I was lucky enough to witness the spectacle of my first England vs New Zealand test on Saturday afternoon at Twickenham, two of the heavyweights of world rugby coming together to do battle in another November test. The game may not have been a classic and the British weather took its hold, particularly in the second half, however the skills on show remained world class. Fortunately I was seated in the corner of the North stand as Jonny May ran in his thriller right in front of us, I was also seated directly behind a kiwi fan. Mays try is where the teasing and taunting started, back and forth throughout the game, only in rugby could this happen in such a light-hearted and friendly manner. As the final whistle blew the gent in front shook our hands and said good game, as we departed our seats he put to us the question in his firm accent; ‘that was bloody good, why don’t they do a three test series up here?”. He acknowledged that TV money was probably the foremost issue however his point was still a valid one.
Every summer our boys travel down to the southern hemisphere and engage in a thrilling three test series versus their hosts.

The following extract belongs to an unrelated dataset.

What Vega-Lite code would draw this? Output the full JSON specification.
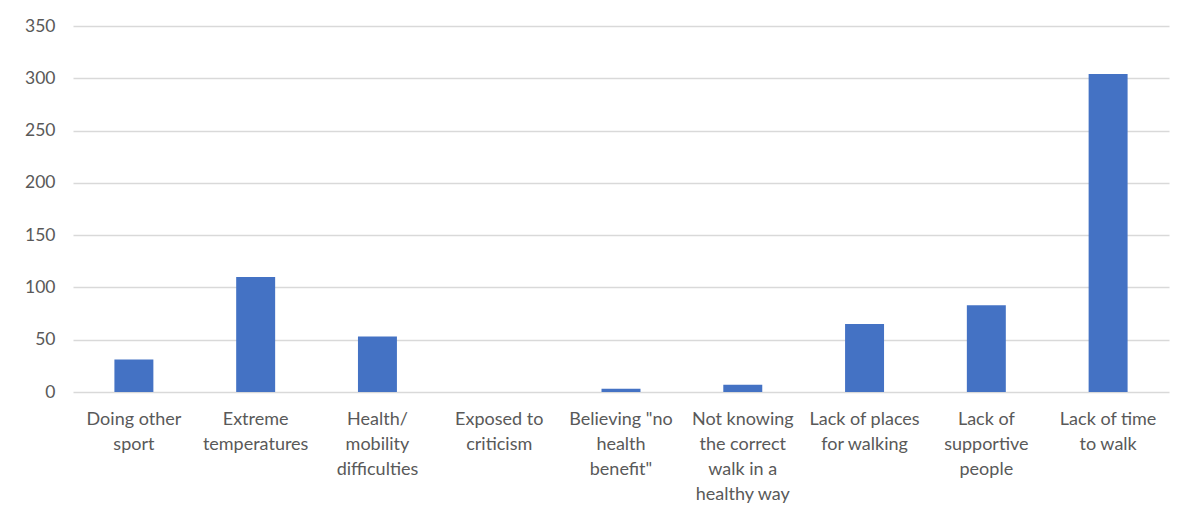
{
  "$schema": "https://vega.github.io/schema/vega-lite/v6.json",
  "autosize": {"type": "none"},
  "width": 1096,
  "height": 366,
  "padding": {"left": 73, "top": 26, "right": 20, "bottom": 128},
  "background": "white",
  "data": {
    "values": [
      {"reason": "Doing other\nsport", "count": 31},
      {"reason": "Extreme\ntemperatures", "count": 110},
      {"reason": "Health/\nmobility\ndifficulties", "count": 53},
      {"reason": "Exposed to\ncriticism", "count": 0},
      {"reason": "Believing \"no\nhealth\nbenefit\"", "count": 3},
      {"reason": "Not knowing\nthe correct\nwalk in a\nhealthy way", "count": 7},
      {"reason": "Lack of places\nfor walking", "count": 65},
      {"reason": "Lack of\nsupportive\npeople", "count": 83},
      {"reason": "Lack of time\nto walk", "count": 304}
    ]
  },
  "mark": {"type": "bar", "color": "#4472c4"},
  "encoding": {
    "x": {
      "field": "reason",
      "type": "nominal",
      "sort": null,
      "scale": {"paddingInner": 0.68, "paddingOuter": 0.34},
      "axis": {
        "title": null,
        "labelAngle": 0,
        "labelExpr": "split(datum.label, '\\n')",
        "labelFont": "Lato",
        "labelFontSize": 18,
        "labelColor": "#595959",
        "labelLineHeight": 25,
        "labelPadding": 18,
        "labelBaseline": "top",
        "domain": false,
        "ticks": false,
        "labelLimit": 200
      }
    },
    "y": {
      "field": "count",
      "type": "quantitative",
      "scale": {"domain": [0, 350]},
      "axis": {
        "title": null,
        "values": [0, 50, 100, 150, 200, 250, 300, 350],
        "labelFont": "Lato",
        "labelFontSize": 17.5,
        "labelColor": "#595959",
        "labelPadding": 18,
        "domain": false,
        "ticks": false,
        "gridColor": "#d9d9d9",
        "gridWidth": 1.3
      }
    }
  },
  "config": {"view": {"stroke": null}}
}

The tours allow coaches to gauge their squads, swap players, reward those who do well and find those who need to work on elements of their game. A good example of this is Kyle Eastmond, the tour exposed his weaknesses and allowed him to go away and work on them in the off-season, had he played three different teams he may not have been exposed in such a manner. Lancaster’s men learned valuable lessons down south and a three test series takes away some of the pressures of a one off test match, knowing you won’t get another crack at the All Blacks for a year. The tour also allowed the England team to travel around the country, visiting schools and rugby clubs and playing three tests and a friendly in four different towns, which benefits the hosts of such a tour.
Going back to the New Zealander from Twickenham, he said he was an Aucklander and recalled from when he was younger witnessing a test between the British and Irish Lions against Auckland. The team he supported took on the mighty Lions, the men he watched every week tested against the best and despite the loss the experience stuck with him. In the past there have been epic clashes between club sides and international teams, more recently there have been the occasional skirmish, Munster against the All Blacks and Leicester Tigers taking on South Africa in 2008 and 2009 respectively. Both games we great contests, the touring side fields some of the fringe players who have a point to prove to the coaches and the club sides field a blend of former test players from overseas and youngsters who relish the occasion.

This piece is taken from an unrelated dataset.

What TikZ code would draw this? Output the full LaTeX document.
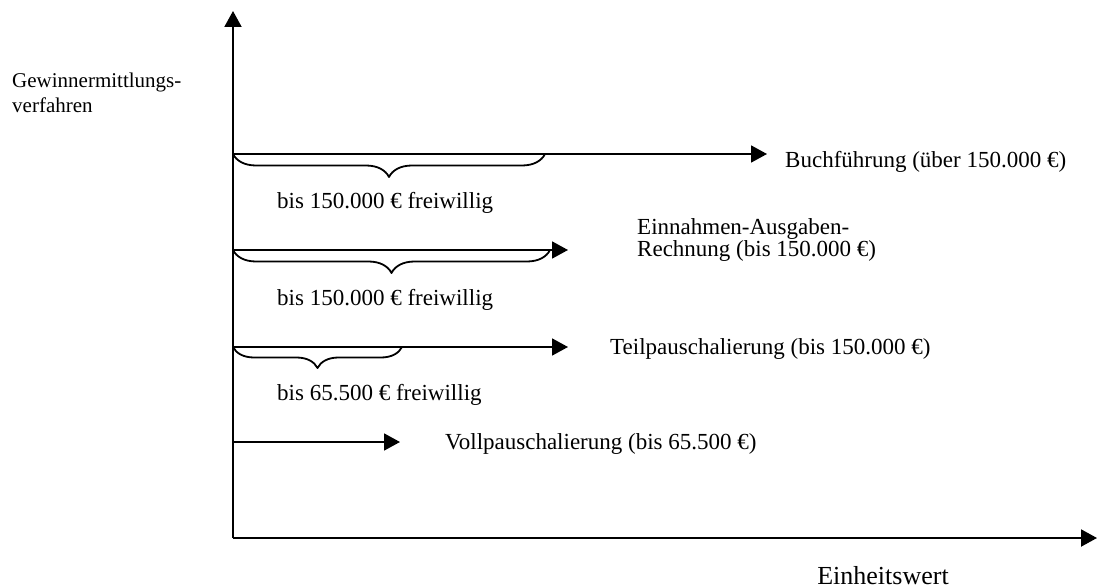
\documentclass[tikz,border=0pt]{standalone}
\usepackage{fontspec}
\setmainfont{Liberation Serif}
\usetikzlibrary{arrows.meta,calc,positioning,decorations.pathreplacing}
\tikzset{lbl/.style={inner sep=0pt,anchor=west,font=\fontsize{23}{20}\selectfont},
  ax/.style={line width=2pt,-{Triangle[length=16pt,width=17pt]}},
  verf/.style={line width=1.8pt,-{Triangle[length=16pt,width=17pt]}},
  klammer/.style={line width=1.8pt,decorate,decoration={brace,mirror,amplitude=#1,aspect=0.5}}}

\begin{document}
\begin{tikzpicture}[x=1pt,y=-1pt,line join=round]
\useasboundingbox (0,0) rectangle (1103,588);
% --- axes
\coordinate (o) at (233,538); \coordinate (ytop) at (233,11); \coordinate (xend) at (1097,538);
\draw[ax] (o) -- (ytop);
\draw[ax] (o) -- (xend);
\node[inner sep=0pt,anchor=west,align=left,font=\fontsize{21}{25}\selectfont] (yl) at (12,93) {Gewinnermittlungs-\\verfahren};
\node[inner sep=0pt,anchor=base,font=\fontsize{26}{30}\selectfont] (xl) at (883,584) {Einheitswert};
% --- Buchfuehrung
\coordinate (b0) at (233,154); \coordinate (b1) at (767,154); \coordinate (bk) at (545,154);
\draw[verf] (b0) -- (b1);
\draw[klammer=23pt] (b0) -- (bk);
\node[lbl] (buch) at (785,162) {Buchführung (über 150.000 €)};
\node[lbl] (bfrei) at (277,203) {bis 150.000 € freiwillig};
% --- Einnahmen-Ausgaben-Rechnung
\coordinate (e0) at (233,250); \coordinate (e1) at (568,250); \coordinate (ek) at (550,250);
\draw[verf] (e0) -- (e1);
\draw[klammer=23pt] (e0) -- (ek);
\node[lbl,align=left] (ear) at (637,240) {Einnahmen-Ausgaben-\\Rechnung (bis 150.000 €)};
\node[lbl] (efrei) at (277,300) {bis 150.000 € freiwillig};
% --- Teilpauschalierung
\coordinate (t0) at (233,347); \coordinate (t1) at (568,347); \coordinate (tk) at (402,347);
\draw[verf] (t0) -- (t1);
\draw[klammer=21pt] (t0) -- (tk);
\node[lbl] (teil) at (610,349) {Teilpauschalierung (bis 150.000 €)};
\node[lbl] (tfrei) at (277,395) {bis 65.500 € freiwillig};
% --- Vollpauschalierung
\coordinate (v0) at (233,442); \coordinate (v1) at (400,442);
\draw[verf] (v0) -- (v1);
\node[lbl] (voll) at (445,444) {Vollpauschalierung (bis 65.500 €)};
\end{tikzpicture}
\end{document}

For the fans these matches offer them a chance to witness an international side in their home patch and for British and Irish countries this is a great chance to reach new audiences. England, Ireland, Scotland and Wales play all their international fixtures in one stadium, a three test series allows international teams to travel and play friendlies against club teams and provinces. There is also room for international rugby to grow in the UK, imagine an England test being held away from Twickenham, in a stadium like Old Trafford or Anfield. There are the obvious financial implications from doing this, however a game at Old Trafford could attract more Sale Sharks fans or a game at St James’ Park more Newcastle Falcons supporters. There is also the incentive of spreading the game to increase playing numbers and surely a wider talent pool will only strengthen the international set up.
My final point about introducing a three test series instead of the current November internationals is that some of the magic is taken away from playing these sides. It is no longer a rareity for England to play the All Blacks or Australia as they come over every year, the case of too much of a good thing is bad could be argued. Imagine if England fans only got to see the Aussies or South Africans every couple of years, it would make it more special when they finally arrive. People may be outraged by the prospect of these regular internationals taken away in the place of test series but our Southern Hemisphere counterparts have them and they aren’t complaining.
Ultimately entertaining the idea of a test series in the Northern Hemisphere is probably the closest we will come. The thought of test matches held away from Twickenham and the Aviva stadium are a distant prospect, even in the World Cup England will only play one match (against Uruguay) away from the home of English rugby. Mid-week fixtures against club sides and provinces would be a nice touch and are possible within the current November internationals. Only time will tell if things change but now the sport is professional money will have its say and it may be too late to change the current arrangements, big alterations would have to be made and people would have to put a very strong case to the governing bodies but we can always dream.